WRITTEN EXERCISE: Leave the pictures out and quote every line from the start of the listing to the line with "ax.scatter(xs, ys, zorder=3, **marker_style[g])", inclusive.

DATASET EXTRACT:
========

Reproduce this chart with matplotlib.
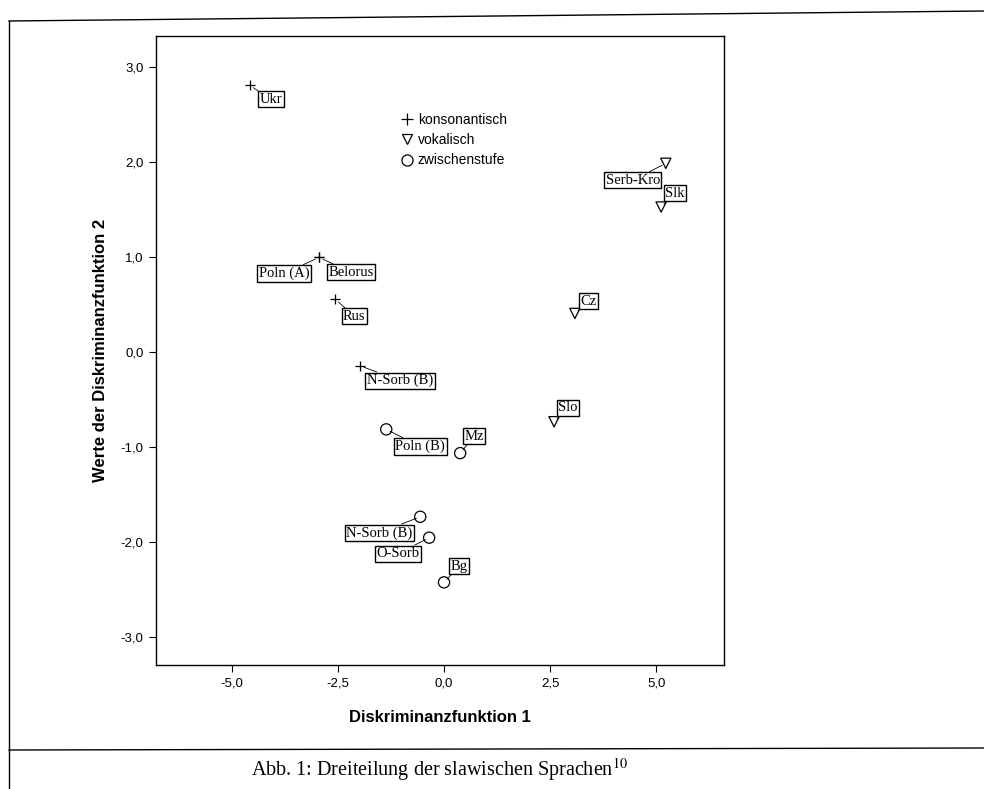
import matplotlib
matplotlib.use("Agg")
import matplotlib.pyplot as plt
from matplotlib.ticker import FuncFormatter
from matplotlib.lines import Line2D

# ---- data ----
names = ["Ukr", "Poln (A)", "Belorus", "Rus", "N-Sorb (B)",
         "Serb-Kro", "Slk", "Cz", "Slo",
         "Poln (B)", "Mz", "N-Sorb (B)", "O-Sorb", "Bg"]
func1 = [-4.57, -2.94, -2.94, -2.56, -1.98,
         5.22, 5.11, 3.08, 2.59,
         -1.36, 0.38, -0.56, -0.35, 0.00]
func2 = [2.81, 1.00, 1.00, 0.56, -0.14,
         1.99, 1.53, 0.41, -0.73,
         -0.81, -1.06, -1.73, -1.95, -2.42]
groups = ["konsonantisch"] * 5 + ["vokalisch"] * 4 + ["zwischenstufe"] * 5
group_order = ["konsonantisch", "vokalisch", "zwischenstufe"]
x_ticks = [-5.0, -2.5, 0.0, 2.5, 5.0]
y_ticks = [-3.0, -2.0, -1.0, 0.0, 1.0, 2.0, 3.0]

# ---- layout / style ----
label_offsets = [(21, -14), (-35, -16), (32, -15), (19, -17), (40, -15),
                 (-33, -17), (14, 14), (14, 12), (14, 14),
                 (34, -17), (14, 17), (-41, -16), (-31, -16), (15, 16)]
marker_style = {
    "konsonantisch": dict(marker="+", s=60, c="black", linewidths=0.9),
    "vokalisch": dict(marker="v", s=55, facecolors="none", edgecolors="black", linewidths=0.9),
    "zwischenstufe": dict(marker="o", s=65, facecolors="none", edgecolors="black", linewidths=0.9),
}

W, H, DPI = 984, 789, 100
fig = plt.figure(figsize=(W / DPI, H / DPI), dpi=DPI)
L, T, R, B = 156, 36, 724, 665
ax = fig.add_axes([L / W, 1 - B / H, (R - L) / W, (B - T) / H])

for g in group_order:
    xs = [x for x, gg in zip(func1, groups) if gg == g]
    ys = [y for y, gg in zip(func2, groups) if gg == g]
    ax.scatter(xs, ys, zorder=3, **marker_style[g])

for n, x, y, off in zip(names, func1, func2, label_offsets):
    ax.annotate(n, (x, y), xytext=off, textcoords="offset pixels",
                ha="center", va="center", family="Liberation Serif", fontsize=10.5,
                bbox=dict(boxstyle="square,pad=0.1", fc="white", ec="black", lw=1.0),
                arrowprops=dict(arrowstyle="-", lw=0.6, color="black",
                                shrinkA=0, shrinkB=3),
                zorder=4)

ax.set_xlim(-6.78, 6.59)
ax.set_ylim(-3.29, 3.33)
ax.set_xticks(x_ticks)
ax.set_yticks(y_ticks)
fmt = FuncFormatter(lambda v, p: f"{v:.1f}".replace(".", ","))
ax.xaxis.set_major_formatter(fmt)
ax.yaxis.set_major_formatter(fmt)
ax.tick_params(direction="out", length=5, width=0.8, labelsize=9.5, pad=4)
for t in ax.get_xticklabels() + ax.get_yticklabels():
    t.set_family("Liberation Sans")
for s in ax.spines.values():
    s.set_linewidth(1.0)

ax.set_xlabel("Diskriminanzfunktion 1", family="Liberation Sans", fontsize=12,
              fontweight="bold", labelpad=15)
ax.set_ylabel("Werte der Diskriminanzfunktion 2", family="Liberation Sans", fontsize=12,
              fontweight="bold", labelpad=9)

handles = [Line2D([], [], ls="none", marker="+", color="black", ms=8, mew=0.9),
           Line2D([], [], ls="none", marker="v", mfc="none", mec="black", ms=7, mew=0.9),
           Line2D([], [], ls="none", marker="o", mfc="none", mec="black", ms=8, mew=0.9)]
leg = ax.legend(handles, group_order, loc="upper left",
                bbox_to_anchor=((401 - L) / (R - L), (B - 113) / (B - T)),
                frameon=False, handlelength=0.8, handletextpad=0.4,
                labelspacing=0.45, borderpad=0, borderaxespad=0,
                prop=dict(family="Liberation Sans", size=10))

# outer frame of the scanned figure
fig.add_artist(Line2D([9 / W, 9 / W], [1 - 21 / H, 0], color="black", lw=1.0,
                      transform=fig.transFigure))
fig.add_artist(Line2D([9 / W, 1.0], [1 - 21 / H, 1 - 11 / H], color="black", lw=1.0,
                      transform=fig.transFigure))
fig.add_artist(Line2D([9 / W, 1.0], [1 - 750 / H, 1 - 748 / H], color="black", lw=1.0,
                      transform=fig.transFigure))

plt.rcParams["mathtext.fontset"] = "stix"
fig.text(440 / W, 1 - 770 / H, r"Abb. 1: Dreiteilung der slawischen Sprachen$^{10}$",
         ha="center", va="center", family="Liberation Serif", fontsize=14.5)

fig.savefig("out.png", dpi=DPI)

========

COMPLETE RESPONSE:
Reproduce this chart with matplotlib.
import matplotlib
matplotlib.use("Agg")
import matplotlib.pyplot as plt
from matplotlib.ticker import FuncFormatter
from matplotlib.lines import Line2D

# ---- data ----
names = ["Ukr", "Poln (A)", "Belorus", "Rus", "N-Sorb (B)",
         "Serb-Kro", "Slk", "Cz", "Slo",
         "Poln (B)", "Mz", "N-Sorb (B)", "O-Sorb", "Bg"]
func1 = [-4.57, -2.94, -2.94, -2.56, -1.98,
         5.22, 5.11, 3.08, 2.59,
         -1.36, 0.38, -0.56, -0.35, 0.00]
func2 = [2.81, 1.00, 1.00, 0.56, -0.14,
         1.99, 1.53, 0.41, -0.73,
         -0.81, -1.06, -1.73, -1.95, -2.42]
groups = ["konsonantisch"] * 5 + ["vokalisch"] * 4 + ["zwischenstufe"] * 5
group_order = ["konsonantisch", "vokalisch", "zwischenstufe"]
x_ticks = [-5.0, -2.5, 0.0, 2.5, 5.0]
y_ticks = [-3.0, -2.0, -1.0, 0.0, 1.0, 2.0, 3.0]

# ---- layout / style ----
label_offsets = [(21, -14), (-35, -16), (32, -15), (19, -17), (40, -15),
                 (-33, -17), (14, 14), (14, 12), (14, 14),
                 (34, -17), (14, 17), (-41, -16), (-31, -16), (15, 16)]
marker_style = {
    "konsonantisch": dict(marker="+", s=60, c="black", linewidths=0.9),
    "vokalisch": dict(marker="v", s=55, facecolors="none", edgecolors="black", linewidths=0.9),
    "zwischenstufe": dict(marker="o", s=65, facecolors="none", edgecolors="black", linewidths=0.9),
}

W, H, DPI = 984, 789, 100
fig = plt.figure(figsize=(W / DPI, H / DPI), dpi=DPI)
L, T, R, B = 156, 36, 724, 665
ax = fig.add_axes([L / W, 1 - B / H, (R - L) / W, (B - T) / H])

for g in group_order:
    xs = [x for x, gg in zip(func1, groups) if gg == g]
    ys = [y for y, gg in zip(func2, groups) if gg == g]
    ax.scatter(xs, ys, zorder=3, **marker_style[g])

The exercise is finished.